Is Burnham’s choice "post-modernist" technopessimism?
This is the final part in a series on Discovery’s finale and the conflicting worldviews behind how to think about Star Trek. For more like this, use the Star Trek ethics tag.
The way I see it, there are two ways to approach this question.
If you approach this from the starting point that more technology is good and that technological advancements are innately emancipatory on net, even if they sometimes come with downsides, then you might think that ultimately Burnham is in the wrong. The Federation are the good guys after all and they can leverage this technology to provide abundance for everyone, even use it to ensure their enemies become friends by eliminating the materialist reasons for conflict.
The idea that on balance, the tradeoffs of a new technology could be harmful and a new technology should be refused or shelved until different social conditions emerge or maybe never, could be seen as techno pessimism.
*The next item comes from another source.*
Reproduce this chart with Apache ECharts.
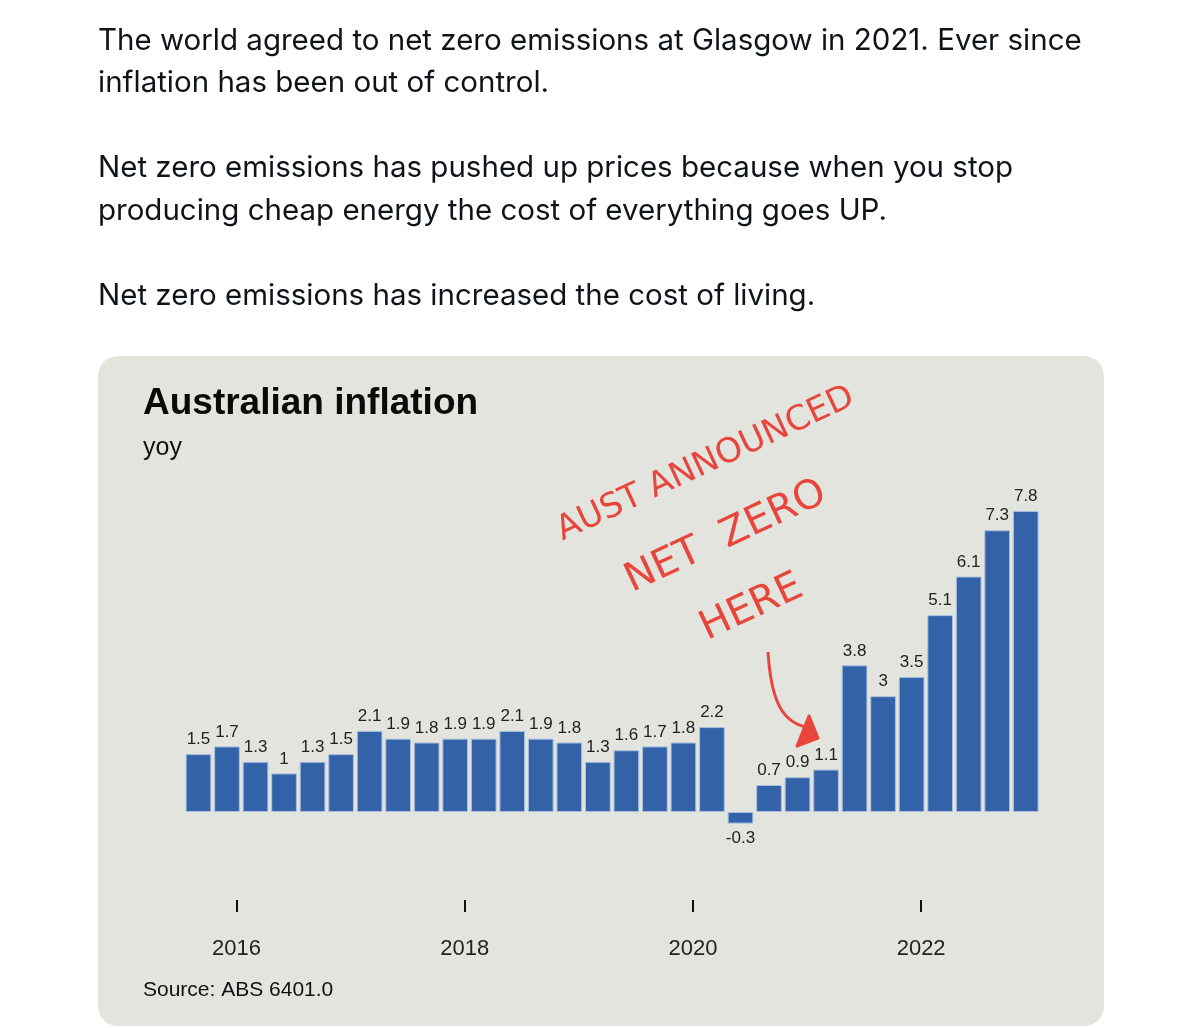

On the other hand, many, many people across the internet, but particularly r/Daystrom have raised smart questions about the ability of Burnham or the Federation to be a steward of it. Burnham is mortal. She will die someday. The current generation of highly moral, highly responsible Federation leaders: Vance, Saru, Rillak, T’Rina, all mortal. They will die someday. Unless of course Burnham pulls the same trick as the last Progenitor and encodes a version of herself outside space and time in the control center of the Progenitor device.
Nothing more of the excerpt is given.